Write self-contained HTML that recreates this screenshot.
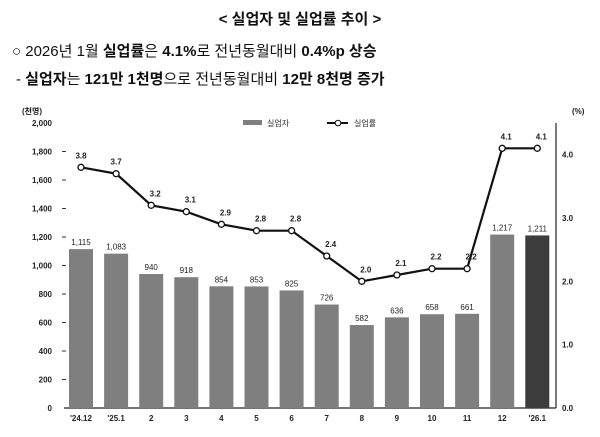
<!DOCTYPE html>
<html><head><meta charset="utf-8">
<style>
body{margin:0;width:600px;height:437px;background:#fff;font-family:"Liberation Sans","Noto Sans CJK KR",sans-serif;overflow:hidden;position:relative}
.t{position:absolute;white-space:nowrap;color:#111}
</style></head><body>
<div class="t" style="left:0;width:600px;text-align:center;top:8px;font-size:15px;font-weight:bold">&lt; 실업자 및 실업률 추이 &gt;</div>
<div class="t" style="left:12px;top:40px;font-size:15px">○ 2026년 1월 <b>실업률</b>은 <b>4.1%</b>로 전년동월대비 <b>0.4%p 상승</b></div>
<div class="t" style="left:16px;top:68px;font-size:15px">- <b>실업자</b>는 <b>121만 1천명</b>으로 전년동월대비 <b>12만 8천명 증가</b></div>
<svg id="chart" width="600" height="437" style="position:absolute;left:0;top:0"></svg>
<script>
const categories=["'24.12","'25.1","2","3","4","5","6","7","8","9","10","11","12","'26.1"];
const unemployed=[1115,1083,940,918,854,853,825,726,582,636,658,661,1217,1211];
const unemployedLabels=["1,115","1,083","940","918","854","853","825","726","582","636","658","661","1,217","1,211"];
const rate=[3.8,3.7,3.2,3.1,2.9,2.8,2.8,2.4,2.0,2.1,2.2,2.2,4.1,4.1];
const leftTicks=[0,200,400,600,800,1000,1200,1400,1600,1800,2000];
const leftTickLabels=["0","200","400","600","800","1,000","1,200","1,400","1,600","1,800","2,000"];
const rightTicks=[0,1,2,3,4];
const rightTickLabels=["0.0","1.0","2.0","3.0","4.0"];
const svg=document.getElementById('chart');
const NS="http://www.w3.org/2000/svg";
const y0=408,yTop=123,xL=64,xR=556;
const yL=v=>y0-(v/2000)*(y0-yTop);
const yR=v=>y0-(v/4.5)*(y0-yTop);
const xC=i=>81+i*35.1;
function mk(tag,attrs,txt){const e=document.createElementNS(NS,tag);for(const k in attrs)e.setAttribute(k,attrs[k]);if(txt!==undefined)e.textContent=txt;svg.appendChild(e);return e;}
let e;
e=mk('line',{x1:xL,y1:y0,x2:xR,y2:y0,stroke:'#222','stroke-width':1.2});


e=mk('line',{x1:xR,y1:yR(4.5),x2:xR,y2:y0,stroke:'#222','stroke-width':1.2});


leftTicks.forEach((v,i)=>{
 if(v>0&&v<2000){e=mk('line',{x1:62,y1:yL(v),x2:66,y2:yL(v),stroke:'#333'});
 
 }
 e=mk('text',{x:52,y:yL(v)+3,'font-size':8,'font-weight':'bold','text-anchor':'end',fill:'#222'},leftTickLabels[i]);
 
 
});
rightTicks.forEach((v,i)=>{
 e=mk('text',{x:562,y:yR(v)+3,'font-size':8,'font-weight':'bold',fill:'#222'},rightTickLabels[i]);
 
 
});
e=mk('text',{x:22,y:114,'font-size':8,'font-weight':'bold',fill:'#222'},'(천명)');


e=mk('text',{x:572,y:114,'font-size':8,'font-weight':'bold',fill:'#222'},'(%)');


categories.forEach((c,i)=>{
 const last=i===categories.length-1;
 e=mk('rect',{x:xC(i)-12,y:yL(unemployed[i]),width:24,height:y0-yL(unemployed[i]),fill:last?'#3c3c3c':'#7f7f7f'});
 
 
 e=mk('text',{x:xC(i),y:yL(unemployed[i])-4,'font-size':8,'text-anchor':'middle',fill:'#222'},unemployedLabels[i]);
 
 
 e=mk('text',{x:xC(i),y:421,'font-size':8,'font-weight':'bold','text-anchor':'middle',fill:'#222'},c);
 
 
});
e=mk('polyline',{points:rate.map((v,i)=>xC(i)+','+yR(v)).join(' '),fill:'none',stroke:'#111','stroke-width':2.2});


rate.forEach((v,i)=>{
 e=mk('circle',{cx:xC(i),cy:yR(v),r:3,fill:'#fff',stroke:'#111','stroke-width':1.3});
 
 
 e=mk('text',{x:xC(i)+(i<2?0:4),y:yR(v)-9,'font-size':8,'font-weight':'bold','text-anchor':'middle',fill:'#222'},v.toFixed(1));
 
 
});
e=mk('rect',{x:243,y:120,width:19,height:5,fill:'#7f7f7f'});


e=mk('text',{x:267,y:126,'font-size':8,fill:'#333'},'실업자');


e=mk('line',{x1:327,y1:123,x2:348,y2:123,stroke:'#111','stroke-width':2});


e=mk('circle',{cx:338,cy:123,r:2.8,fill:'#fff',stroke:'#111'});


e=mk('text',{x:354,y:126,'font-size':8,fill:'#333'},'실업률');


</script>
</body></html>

- _INSTRUCTIONS FOR THE TASK_:
Transcribe each line above verbatim, with the pictures left out.

- _OUTPUT FOR THIS TASK_:
Write self-contained HTML that recreates this screenshot.
<!DOCTYPE html>
<html><head><meta charset="utf-8">
<style>
body{margin:0;width:600px;height:437px;background:#fff;font-family:"Liberation Sans","Noto Sans CJK KR",sans-serif;overflow:hidden;position:relative}
.t{position:absolute;white-space:nowrap;color:#111}
</style></head><body>
<div class="t" style="left:0;width:600px;text-align:center;top:8px;font-size:15px;font-weight:bold">&lt; 실업자 및 실업률 추이 &gt;</div>
<div class="t" style="left:12px;top:40px;font-size:15px">○ 2026년 1월 <b>실업률</b>은 <b>4.1%</b>로 전년동월대비 <b>0.4%p 상승</b></div>
<div class="t" style="left:16px;top:68px;font-size:15px">- <b>실업자</b>는 <b>121만 1천명</b>으로 전년동월대비 <b>12만 8천명 증가</b></div>
<svg id="chart" width="600" height="437" style="position:absolute;left:0;top:0"></svg>
<script>
const categories=["'24.12","'25.1","2","3","4","5","6","7","8","9","10","11","12","'26.1"];
const unemployed=[1115,1083,940,918,854,853,825,726,582,636,658,661,1217,1211];
const unemployedLabels=["1,115","1,083","940","918","854","853","825","726","582","636","658","661","1,217","1,211"];
const rate=[3.8,3.7,3.2,3.1,2.9,2.8,2.8,2.4,2.0,2.1,2.2,2.2,4.1,4.1];
const leftTicks=[0,200,400,600,800,1000,1200,1400,1600,1800,2000];
const leftTickLabels=["0","200","400","600","800","1,000","1,200","1,400","1,600","1,800","2,000"];
const rightTicks=[0,1,2,3,4];
const rightTickLabels=["0.0","1.0","2.0","3.0","4.0"];
const svg=document.getElementById('chart');
const NS="http://www.w3.org/2000/svg";
const y0=408,yTop=123,xL=64,xR=556;
const yL=v=>y0-(v/2000)*(y0-yTop);
const yR=v=>y0-(v/4.5)*(y0-yTop);
const xC=i=>81+i*35.1;
function mk(tag,attrs,txt){const e=document.createElementNS(NS,tag);for(const k in attrs)e.setAttribute(k,attrs[k]);if(txt!==undefined)e.textContent=txt;svg.appendChild(e);return e;}
let e;
e=mk('line',{x1:xL,y1:y0,x2:xR,y2:y0,stroke:'#222','stroke-width':1.2});


e=mk('line',{x1:xR,y1:yR(4.5),x2:xR,y2:y0,stroke:'#222','stroke-width':1.2});


leftTicks.forEach((v,i)=>{
 if(v>0&&v<2000){e=mk('line',{x1:62,y1:yL(v),x2:66,y2:yL(v),stroke:'#333'});
 
 }
 e=mk('text',{x:52,y:yL(v)+3,'font-size':8,'font-weight':'bold','text-anchor':'end',fill:'#222'},leftTickLabels[i]);
 
 
});
rightTicks.forEach((v,i)=>{
 e=mk('text',{x:562,y:yR(v)+3,'font-size':8,'font-weight':'bold',fill:'#222'},rightTickLabels[i]);
 
 
});
e=mk('text',{x:22,y:114,'font-size':8,'font-weight':'bold',fill:'#222'},'(천명)');


e=mk('text',{x:572,y:114,'font-size':8,'font-weight':'bold',fill:'#222'},'(%)');


categories.forEach((c,i)=>{
 const last=i===categories.length-1;
 e=mk('rect',{x:xC(i)-12,y:yL(unemployed[i]),width:24,height:y0-yL(unemployed[i]),fill:last?'#3c3c3c':'#7f7f7f'});
 
 
 e=mk('text',{x:xC(i),y:yL(unemployed[i])-4,'font-size':8,'text-anchor':'middle',fill:'#222'},unemployedLabels[i]);
 
 
 e=mk('text',{x:xC(i),y:421,'font-size':8,'font-weight':'bold','text-anchor':'middle',fill:'#222'},c);
 
 
});
e=mk('polyline',{points:rate.map((v,i)=>xC(i)+','+yR(v)).join(' '),fill:'none',stroke:'#111','stroke-width':2.2});


rate.forEach((v,i)=>{
 e=mk('circle',{cx:xC(i),cy:yR(v),r:3,fill:'#fff',stroke:'#111','stroke-width':1.3});
 
 
 e=mk('text',{x:xC(i)+(i<2?0:4),y:yR(v)-9,'font-size':8,'font-weight':'bold','text-anchor':'middle',fill:'#222'},v.toFixed(1));
 
 
});
e=mk('rect',{x:243,y:120,width:19,height:5,fill:'#7f7f7f'});


e=mk('text',{x:267,y:126,'font-size':8,fill:'#333'},'실업자');


e=mk('line',{x1:327,y1:123,x2:348,y2:123,stroke:'#111','stroke-width':2});


e=mk('circle',{cx:338,cy:123,r:2.8,fill:'#fff',stroke:'#111'});


e=mk('text',{x:354,y:126,'font-size':8,fill:'#333'},'실업률');


</script>
</body></html>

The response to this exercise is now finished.